What message do you want to send about being more than beautiful?

Every time you leave your house to go out, look in the mirror and tell yourself: “I am beautiful, strong and happy!”

Zainah Anwar

ZAINAH co-founded Sisters in Islam in 1987 and has helped lead the organisation to be the leading Muslim feminist NGO in the world working on Islam from a rights perspective. She currently leads Musawah, a global movement for equality and justice in the Muslim family.

Zainah has been listed by San Francisco-based International Museum of Women (IMOW) among its 10 most influential Muslim women thanks to her constant fight for gender equality for Muslim women.

What does the Be More Than Beautiful campaign mean to you?

I think it is wonderful and courageous of the Body Shop to choose to celebrate women who have taken bold steps to make a difference in making Malaysia a better place for all. This endorsement from a mainstream business, what more in the beauty industry, sends an important signal, especially to young women, that there are many more substantive ways to define beauty, and that it is not such a bad thing to be women human rights defenders!

What makes a woman beautiful?

While one is always struck by physical beauty, for me what is more lasting and impressive is the beauty that glows through when a woman is confident, happy, strong, and clear about what she wants out of life. That inner beauty and happiness just shine through.

Who are your role models?

I have to say first and foremost, my parents, beacuse they brought me up with very strong values and a strong sense of self. So, I grew up knowing who I was, what I believed in and what I should make of my life.

My parents gave me a clear sense of direction, a moral compass and conviction that gave me the foundational tools to stay true and honest to myself and to be steadfast and principled in adversity.

In adulthood, my hero is Nelson Mandela. I have met him twice, in Kuala Lumpur and in Johannesburg. And I visited his tiny jail cell in Robben Island.

It is humbling and inspiring to know that a man who had been imprisoned for 27 years could choose the path of peace and reconciliation to heal a divided society, and did this without an iota of bitterness.

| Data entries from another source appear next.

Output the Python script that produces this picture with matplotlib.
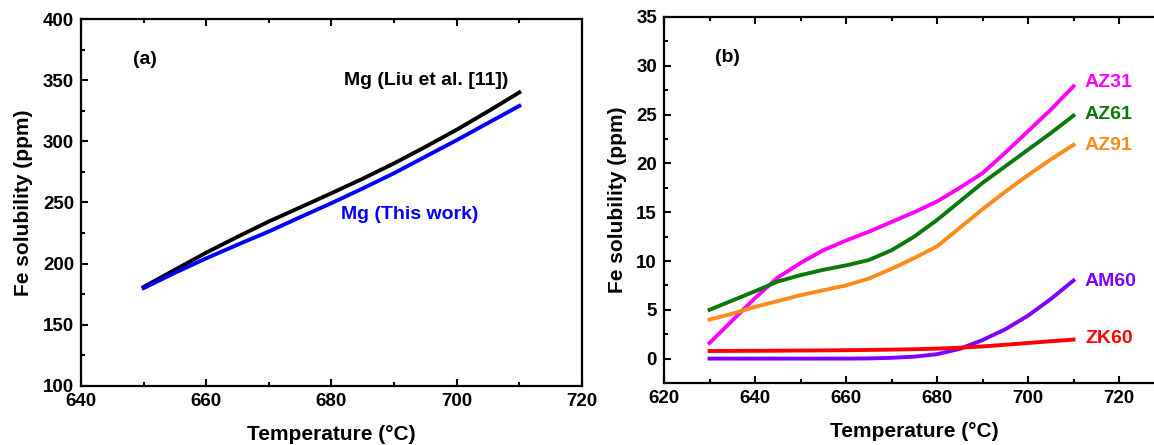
import matplotlib
matplotlib.use("Agg")
import matplotlib.pyplot as plt
from matplotlib.ticker import MultipleLocator

plt.rcParams["font.family"] = ["Liberation Sans", "DejaVu Sans"]
plt.rcParams["font.weight"] = "bold"

# ------------------------------------------------------------
# Data
# ------------------------------------------------------------
temp_a = [650, 655, 660, 665, 670, 675, 680, 685, 690, 695, 700, 705, 710]
mg_liu = [181, 195, 209, 222, 234.5, 246, 257.6, 269.5, 282, 295.5, 309.5, 324.5, 340]
mg_this = [180, 192.5, 204.4, 215.5, 226.3, 238, 249.5, 261.5, 274, 287.5, 301, 315, 329]

temp_b = [630, 635, 640, 645, 650, 655, 660, 665, 670, 675, 680, 685, 690, 695, 700, 705, 710]
az31 = [1.6, 3.9, 6.2, 8.3, 9.8, 11.1, 12.1, 13.0, 14.0, 15.0, 16.1, 17.5, 19.0, 21.1, 23.3, 25.5, 27.9]
az61 = [5.0, 5.95, 6.9, 7.9, 8.55, 9.1, 9.55, 10.1, 11.1, 12.5, 14.2, 16.1, 18.0, 19.7, 21.4, 23.1, 24.9]
az91 = [4.0, 4.6, 5.3, 5.9, 6.5, 7.0, 7.5, 8.2, 9.2, 10.3, 11.5, 13.4, 15.3, 17.1, 18.8, 20.4, 21.9]
am60 = [0, 0, 0, 0, 0, 0, 0, 0.02, 0.08, 0.2, 0.45, 1.0, 1.9, 3.0, 4.4, 6.1, 8.0]
zk60 = [0.78, 0.79, 0.8, 0.81, 0.83, 0.84, 0.86, 0.89, 0.92, 0.96, 1.02, 1.12, 1.25, 1.42, 1.6, 1.78, 1.95]

alloys = ["AZ31", "AZ61", "AZ91", "AM60", "ZK60"]
alloy_vals = [az31, az61, az91, am60, zk60]
alloy_colors = ["#FF00FF", "#0A780A", "#FF8C1A", "#8000FF", "#FF0000"]
alloy_label_y = [28.3, 25.0, 21.8, 7.9, 2.1]

# ------------------------------------------------------------
# Figure
# ------------------------------------------------------------
fig = plt.figure(figsize=(11.54, 4.45), dpi=100)
ax1 = fig.add_axes([0.0702, 0.1326, 0.4341, 0.8247])
ax2 = fig.add_axes([0.5754, 0.1393, 0.4337, 0.8225])


def style(ax):
    for s in ax.spines.values():
        s.set_linewidth(1.6)
    ax.tick_params(which="both", direction="in", top=True, right=False,
                   labelsize=13.5, width=1.5, pad=5)
    ax.tick_params(which="major", length=5)
    ax.tick_params(which="minor", length=3)
    for lab in ax.get_xticklabels() + ax.get_yticklabels():
        lab.set_fontweight("bold")
    ax.set_xlabel("Temperature (°C)", fontsize=15, fontweight="bold", labelpad=11)
    ax.set_ylabel("Fe solubility (ppm)", fontsize=15, fontweight="bold", labelpad=7)


# (a)
ax1.plot(temp_a, mg_liu, color="black", lw=2.8)
ax1.plot(temp_a, mg_this, color="#0000FF", lw=2.8)
ax1.set_xlim(640, 720)
ax1.set_ylim(100, 400)
ax1.xaxis.set_major_locator(MultipleLocator(20))
ax1.xaxis.set_minor_locator(MultipleLocator(10))
ax1.yaxis.set_major_locator(MultipleLocator(50))
ax1.yaxis.set_minor_locator(MultipleLocator(25))
style(ax1)
ax1.text(648.3, 367, "(a)", fontsize=14, fontweight="bold", va="center")
ax1.text(682, 350, "Mg (Liu et al. [11])", fontsize=14, fontweight="bold", va="center")
ax1.text(681.5, 240.5, "Mg (This work)", fontsize=14, fontweight="bold",
         va="center", color="#0000FF")

# (b)
for name, vals, c, ly in zip(alloys, alloy_vals, alloy_colors, alloy_label_y):
    ax2.plot(temp_b, vals, color=c, lw=2.8)
    ax2.text(712.5, ly, name, color=c, fontsize=14, fontweight="bold", va="center")
ax2.set_xlim(620, 730)
ax2.set_ylim(-2.5, 35)
ax2.xaxis.set_major_locator(MultipleLocator(20))
ax2.xaxis.set_minor_locator(MultipleLocator(10))
ax2.yaxis.set_major_locator(MultipleLocator(5))
ax2.yaxis.set_minor_locator(MultipleLocator(2.5))
style(ax2)
ax2.text(631.2, 30.9, "(b)", fontsize=14, fontweight="bold", va="center")

fig.savefig("out.png", dpi=100)
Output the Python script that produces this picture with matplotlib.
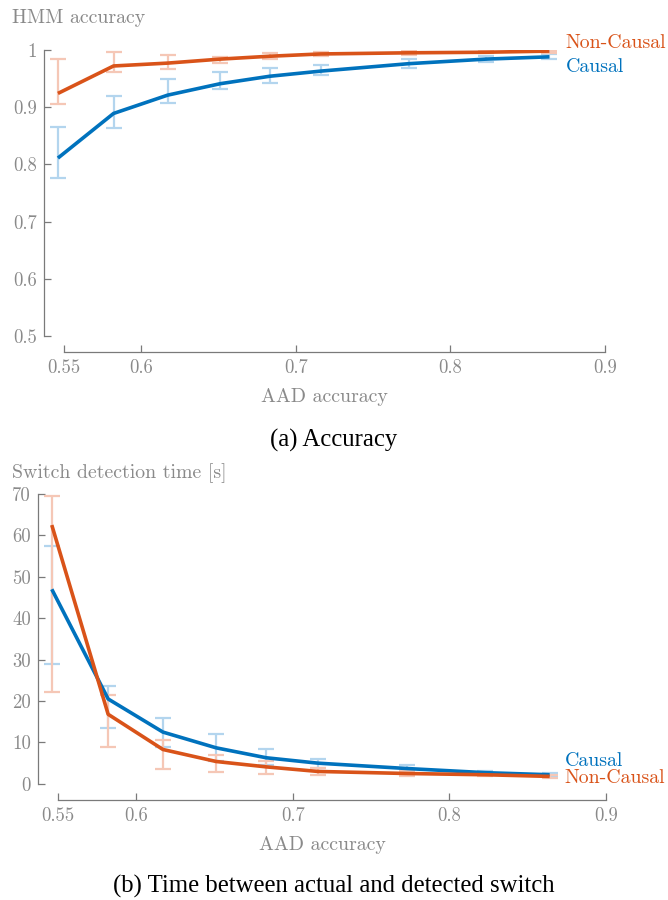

And he could have stayed on as President of South Africa and enjoyed the trappings of power, and yet he chose to step down after just one term, for the simple reason that he was too old to govern a country.

What message do you want to send about being more than beautiful?

Be brave. Be curious. Ask questions. Seek adventure. Find the courage to do things you thought you could never do. Don’t be confined to what society says is the “right” thing, when in your heart you know it is wrong and it is unfair. So speak out. And lead the life you want to lead.

Datuk Ambiga Sreenevasan

AMBIGA is a prominent lawyer of 31 years who formerly served as the President of the Malaysian Bar Council as well as Exco member of the Human Rights Society, Malaysia. She is most known for her work in Bersih; a movement established in 2011 calling for clean and fair elections and for electoral reform.

Among her many accolades, she is the recipient of US State Secretary International Women of Courage Award and Knight of the Legion Honour by the French government.

She has actively been involved with areas relating to human rights and promoting and upholding the rule of law.

What does the Be More Than Beautiful campaign mean to you?

The Be More Than Beautiful campaign is a way of valuing women for something more than their looks. I believe it is about celebrating inner beauty.

What makes a woman beautiful?

Beauty and being beautiful is about being valued for the kind of person that you are.

Who are some of your role models?

My role models have been my parents for they lived a life that was true to their values of integrity, courage, goodness and compassion. I am also inspired by the lives of Gandhi and his peaceful resistance campaign, by Nelson Mandela and his statesmanship and by Mother Teresa and her compassion. Theirs were always messages of peace.

What message do you want to send about being more than beautiful?

I believe the message about inner beauty is universal and not gender specific. While there is in my view absolutely nothing wrong with wanting to look aesthetically pleasing, we must always remain grounded in the right values. That is what really matters and that is everlasting beauty.